Review of Inferno

Inferno (1980)
10/10
The most beautiful of horror movies
12 February 2001
Inferno is Dario Argento's masterpiece. For once, he abandoned the idea of a coherent storyline altogether and made a movie that is simply a series of beautifully made setpieces. Many people have criticized Inferno's plot; such people are completely missing the point. Inferno is no more concerned with plot than Luis Bunuel was with movies such as The Phantom of Liberty; where Bunuel was concentrating on images and ideas, Argento is concentrating on images and emotion, specifically fear.

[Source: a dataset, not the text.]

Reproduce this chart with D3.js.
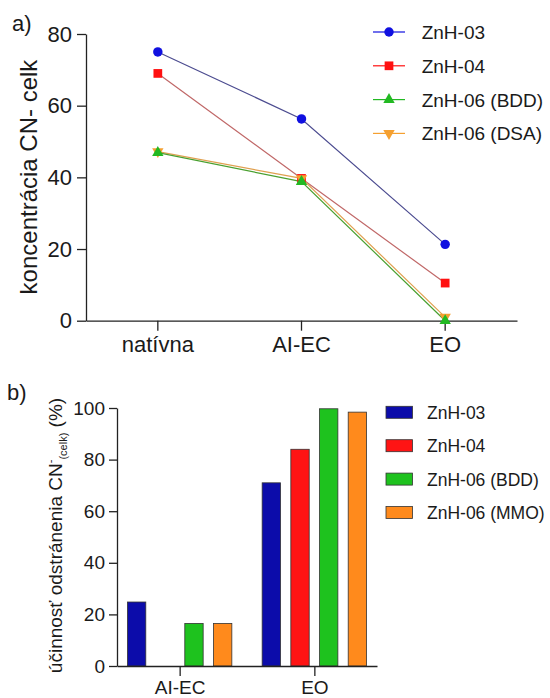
<!DOCTYPE html>
<html>
<head>
<meta charset="utf-8">
<script src="https://cdn.jsdelivr.net/npm/d3@7"></script>
<style>
	body { margin: 0; background: #fff; }
	text { font-family: "Liberation Sans", Arial, sans-serif; fill: #1a1a1a; }
</style>
</head>
<body>
<script>
// panel a data
let catsA = 	['natívna', 'AI-EC', 'EO']
let namesA = 	['ZnH-03', 'ZnH-04', 'ZnH-06 (BDD)', 'ZnH-06 (DSA)']
let zn03 = 	[75, 56.3, 21.3]
let zn04 = 	[69, 39.7, 10.5]
let zn06bdd = 	[46.9, 38.8, 0]
let zn06dsa = 	[47.2, 39.7, 1]
let ticksA = 	[0, 20, 40, 60, 80]

// panel b data
let catsB = 	['AI-EC', 'EO']
let namesB = 	['ZnH-03', 'ZnH-04', 'ZnH-06 (BDD)', 'ZnH-06 (MMO)']
let eff03 = 	[24.8, 71]
let eff04 = 	[0, 84]
let eff06bdd = 	[16.5, 99.7]
let eff06mmo = 	[16.5, 98.4]
let ticksB = 	[0, 20, 40, 60, 80, 100]

let markColors = 	['#1010e0', '#ff1010', '#22b922', '#f5a030']
let lineColors = 	['#4c4c90', '#c06868', '#4aa030', '#e0a050']
let symbols = 	[d3.symbolCircle, d3.symbolSquare, d3.symbolTriangle, d3.symbolTriangle]
let symSizes = 	[70, 76, 56, 56]
let barColors = 	['#0c0caa', '#ff1414', '#1ec21e', '#ff8a1c']

let svg = d3.select('body').append('svg')
	.attr('width', 550).attr('height', 698)

let axisStyle = function(g) {
	g.select('.domain').attr('stroke', '#222').attr('stroke-width', 1.3)
	g.selectAll('.tick line').attr('stroke', '#222').attr('stroke-width', 1.3)
	g.selectAll('.tick text').attr('fill', '#1a1a1a')
}

// ---------- a) line chart ----------
let xA = d3.scaleBand().domain(catsA).range([86, 517])
let yA = d3.scaleLinear().domain([0, 80]).range([320.7, 34])

svg.append('g')
	.attr('transform', 'translate(0,320.7)')
	.call(d3.axisBottom(xA).tickSize(10).tickPadding(6).tickSizeOuter(0))
	.call(axisStyle)
	.selectAll('text').style('font-size', '22px')

svg.append('g')
	.attr('transform', 'translate(86,0)')
	.call(d3.axisLeft(yA).tickValues(ticksA).tickSize(9).tickPadding(5).tickSizeOuter(0))
	.call(axisStyle)
	.selectAll('text').style('font-size', '22px')

svg.append('text')
	.attr('transform', 'translate(37,177) rotate(-90)')
	.attr('text-anchor', 'middle')
	.style('font-size', '24px')
	.text('koncentrácia CN- celk')

svg.append('text').attr('x', 12).attr('y', 31)
	.style('font-size', '22px').text('a)')

let seriesA = [zn03, zn04, zn06bdd, zn06dsa]
let order = [0, 1, 3, 2]
let line = d3.line()
	.x((d, i) => xA(catsA[i]) + xA.bandwidth()/2)
	.y(d => yA(d))

for (let k of order) {
	svg.append('path')
		.datum(seriesA[k])
		.attr('d', line)
		.attr('fill', 'none')
		.attr('stroke', lineColors[k])
		.attr('stroke-width', 1.2)
}
for (let k of order) {
	let sym = d3.symbol().type(symbols[k]).size(symSizes[k])
	svg.selectAll(null)
		.data(seriesA[k]).enter().append('path')
		.attr('d', sym)
		.attr('transform', (d, i) => `translate(${xA(catsA[i]) + xA.bandwidth()/2},${yA(d)})` + (k == 3 ? ' rotate(180)' : ''))
		.attr('fill', markColors[k])
}

// legend a
let legA = svg.append('g').attr('transform', 'translate(373,32)')
namesA.forEach(function(n, k) {
	let row = legA.append('g').attr('transform', `translate(0,${k*33.8})`)
	row.append('line')
		.attr('x1', 0).attr('x2', 32).attr('y1', 0).attr('y2', 0)
		.attr('stroke', markColors[k]).attr('stroke-width', 1.2)
	row.append('path')
		.attr('d', d3.symbol().type(symbols[k]).size(symSizes[k]))
		.attr('transform', 'translate(16,0)' + (k == 3 ? ' rotate(180)' : ''))
		.attr('fill', markColors[k])
	row.append('text')
		.attr('x', 48.7).attr('y', 7)
		.style('font-size', '19px')
		.text(n)
})

// ---------- b) bar chart ----------
let xB = d3.scalePoint().domain(catsB).range([117, 377]).padding(0.465)
let xInner = d3.scaleBand().domain(namesB).range([-52.2, 52.2]).paddingInner(0.36)
let yB = d3.scaleLinear().domain([0, 100]).range([666, 408])

let seriesB = [eff03, eff04, eff06bdd, eff06mmo]
namesB.forEach(function(n, k) {
	let rows = seriesB[k].map((v, i) => ({cat: catsB[i], v: v})).filter(d => d.v > 0)
	svg.selectAll(null)
		.data(rows).enter().append('rect')
		.attr('x', d => xB(d.cat) + xInner(n))
		.attr('y', d => yB(d.v))
		.attr('width', xInner.bandwidth())
		.attr('height', d => yB(0) - yB(d.v))
		.attr('fill', barColors[k])
		.attr('stroke', '#333').attr('stroke-width', 0.8)
})

svg.append('g')
	.attr('transform', 'translate(0,666)')
	.call(d3.axisBottom(xB).tickSize(10).tickPadding(5).tickSizeOuter(0))
	.call(axisStyle)
	.selectAll('text').style('font-size', '19px')

svg.append('g')
	.attr('transform', 'translate(117,0)')
	.call(d3.axisLeft(yB).tickValues(ticksB).tickSize(8).tickPadding(4).tickSizeOuter(0))
	.call(axisStyle)
	.selectAll('text').style('font-size', '19px')

let titleB = svg.append('text')
	.attr('transform', 'translate(62,535.5) rotate(-90)')
	.attr('text-anchor', 'middle')
	.style('font-size', '19px')
titleB.append('tspan').text('účinnosť odstránenia CN')
titleB.append('tspan').attr('dy', -8).style('font-size', '11px').text('-')
titleB.append('tspan').attr('dy', 13).style('font-size', '11px').text('(celk)')
titleB.append('tspan').attr('dy', -5).text(' (%)')

svg.append('text').attr('x', 7).attr('y', 400)
	.style('font-size', '22px').text('b)')

// legend b
let legB = svg.append('g').attr('transform', 'translate(386,412.3)')
namesB.forEach(function(n, k) {
	let row = legB.append('g').attr('transform', `translate(0,${k*33.4})`)
	row.append('rect')
		.attr('x', 0).attr('y', -6).attr('width', 26.5).attr('height', 12)
		.attr('fill', barColors[k])
		.attr('stroke', '#333').attr('stroke-width', 0.8)
	row.append('text')
		.attr('x', 41).attr('y', 6.5)
		.style('font-size', '17.5px')
		.text(n)
})
</script>
</body>
</html>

Each scene features a character or characters running afoul of the Three Mothers, entities introduced obliquely in Argento's previous movie, Suspiria, and developed considerably here. The third movie in the Three Mothers trilogy remains unmade. Each scene is carefully coded by judicious use of colour and sound. All the best setpieces in the movie feature no dialogue whatsoever (most notably the scenes in the underwater chamber and the lecture theatre). Much of the most significant dialogue is whispered offscreen by unseen persons.

Inferno is that rarest of breeds: pure cinema. Not only could it not have succeeded in any other medium, it cannot be adequately described in words. Anyone who is seriously concerned with artistic cinema must see this movie, as should most horror fans. Anyone who has trouble getting their head around movies that push beyond the conventional three-act storyline will almost certainly hate it.